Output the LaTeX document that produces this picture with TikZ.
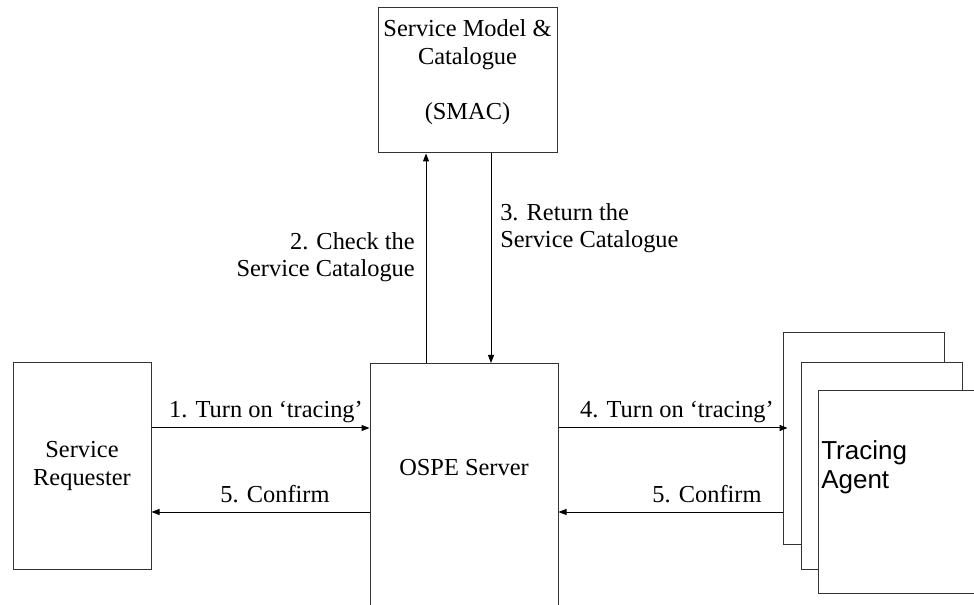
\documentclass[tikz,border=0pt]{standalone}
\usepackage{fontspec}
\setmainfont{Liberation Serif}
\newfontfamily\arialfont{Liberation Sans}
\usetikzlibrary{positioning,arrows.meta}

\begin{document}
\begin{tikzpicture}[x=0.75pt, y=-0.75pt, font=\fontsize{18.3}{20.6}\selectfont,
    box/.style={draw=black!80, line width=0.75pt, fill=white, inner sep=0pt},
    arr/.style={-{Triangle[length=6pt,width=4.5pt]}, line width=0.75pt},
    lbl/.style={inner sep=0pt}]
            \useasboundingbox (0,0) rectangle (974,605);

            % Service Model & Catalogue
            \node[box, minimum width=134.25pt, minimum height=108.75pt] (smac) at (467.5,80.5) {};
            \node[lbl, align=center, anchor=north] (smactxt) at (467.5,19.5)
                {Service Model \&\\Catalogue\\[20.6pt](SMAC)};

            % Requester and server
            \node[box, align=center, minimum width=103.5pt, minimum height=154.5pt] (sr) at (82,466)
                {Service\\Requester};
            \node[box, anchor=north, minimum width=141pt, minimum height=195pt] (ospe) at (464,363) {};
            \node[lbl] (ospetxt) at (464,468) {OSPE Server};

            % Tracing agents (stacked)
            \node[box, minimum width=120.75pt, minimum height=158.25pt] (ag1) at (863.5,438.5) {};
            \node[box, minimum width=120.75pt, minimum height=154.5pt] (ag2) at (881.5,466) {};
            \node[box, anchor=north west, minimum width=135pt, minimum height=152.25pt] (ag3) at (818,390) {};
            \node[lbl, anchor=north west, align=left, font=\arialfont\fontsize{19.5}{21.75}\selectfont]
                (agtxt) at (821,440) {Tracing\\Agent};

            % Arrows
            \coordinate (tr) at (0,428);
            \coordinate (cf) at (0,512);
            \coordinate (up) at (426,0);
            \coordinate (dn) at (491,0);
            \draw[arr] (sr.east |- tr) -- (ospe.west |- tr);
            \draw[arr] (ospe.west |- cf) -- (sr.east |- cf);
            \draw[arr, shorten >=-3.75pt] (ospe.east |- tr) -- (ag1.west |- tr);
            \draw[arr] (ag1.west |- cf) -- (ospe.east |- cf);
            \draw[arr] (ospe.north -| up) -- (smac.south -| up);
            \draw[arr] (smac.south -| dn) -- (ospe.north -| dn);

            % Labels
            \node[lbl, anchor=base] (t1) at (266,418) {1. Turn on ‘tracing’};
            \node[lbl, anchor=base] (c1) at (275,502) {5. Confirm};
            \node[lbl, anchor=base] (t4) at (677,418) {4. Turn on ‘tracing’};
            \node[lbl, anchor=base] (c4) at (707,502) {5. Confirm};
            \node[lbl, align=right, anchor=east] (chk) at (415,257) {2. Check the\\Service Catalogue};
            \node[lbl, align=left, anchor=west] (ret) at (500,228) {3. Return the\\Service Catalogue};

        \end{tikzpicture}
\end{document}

#### DIRECTIONS
Copy out all of the data word for word. Do not carry over any picture.

#### EXERCISE RESULT
Output the LaTeX document that produces this picture with TikZ.
\documentclass[tikz,border=0pt]{standalone}
\usepackage{fontspec}
\setmainfont{Liberation Serif}
\newfontfamily\arialfont{Liberation Sans}
\usetikzlibrary{positioning,arrows.meta}

\begin{document}
\begin{tikzpicture}[x=0.75pt, y=-0.75pt, font=\fontsize{18.3}{20.6}\selectfont,
    box/.style={draw=black!80, line width=0.75pt, fill=white, inner sep=0pt},
    arr/.style={-{Triangle[length=6pt,width=4.5pt]}, line width=0.75pt},
    lbl/.style={inner sep=0pt}]
            \useasboundingbox (0,0) rectangle (974,605);

            % Service Model & Catalogue
            \node[box, minimum width=134.25pt, minimum height=108.75pt] (smac) at (467.5,80.5) {};
            \node[lbl, align=center, anchor=north] (smactxt) at (467.5,19.5)
                {Service Model \&\\Catalogue\\[20.6pt](SMAC)};

            % Requester and server
            \node[box, align=center, minimum width=103.5pt, minimum height=154.5pt] (sr) at (82,466)
                {Service\\Requester};
            \node[box, anchor=north, minimum width=141pt, minimum height=195pt] (ospe) at (464,363) {};
            \node[lbl] (ospetxt) at (464,468) {OSPE Server};

            % Tracing agents (stacked)
            \node[box, minimum width=120.75pt, minimum height=158.25pt] (ag1) at (863.5,438.5) {};
            \node[box, minimum width=120.75pt, minimum height=154.5pt] (ag2) at (881.5,466) {};
            \node[box, anchor=north west, minimum width=135pt, minimum height=152.25pt] (ag3) at (818,390) {};
            \node[lbl, anchor=north west, align=left, font=\arialfont\fontsize{19.5}{21.75}\selectfont]
                (agtxt) at (821,440) {Tracing\\Agent};

            % Arrows
            \coordinate (tr) at (0,428);
            \coordinate (cf) at (0,512);
            \coordinate (up) at (426,0);
            \coordinate (dn) at (491,0);
            \draw[arr] (sr.east |- tr) -- (ospe.west |- tr);
            \draw[arr] (ospe.west |- cf) -- (sr.east |- cf);
            \draw[arr, shorten >=-3.75pt] (ospe.east |- tr) -- (ag1.west |- tr);
            \draw[arr] (ag1.west |- cf) -- (ospe.east |- cf);
            \draw[arr] (ospe.north -| up) -- (smac.south -| up);
            \draw[arr] (smac.south -| dn) -- (ospe.north -| dn);

            % Labels
            \node[lbl, anchor=base] (t1) at (266,418) {1. Turn on ‘tracing’};
            \node[lbl, anchor=base] (c1) at (275,502) {5. Confirm};
            \node[lbl, anchor=base] (t4) at (677,418) {4. Turn on ‘tracing’};
            \node[lbl, anchor=base] (c4) at (707,502) {5. Confirm};
            \node[lbl, align=right, anchor=east] (chk) at (415,257) {2. Check the\\Service Catalogue};
            \node[lbl, align=left, anchor=west] (ret) at (500,228) {3. Return the\\Service Catalogue};

        \end{tikzpicture}
\end{document}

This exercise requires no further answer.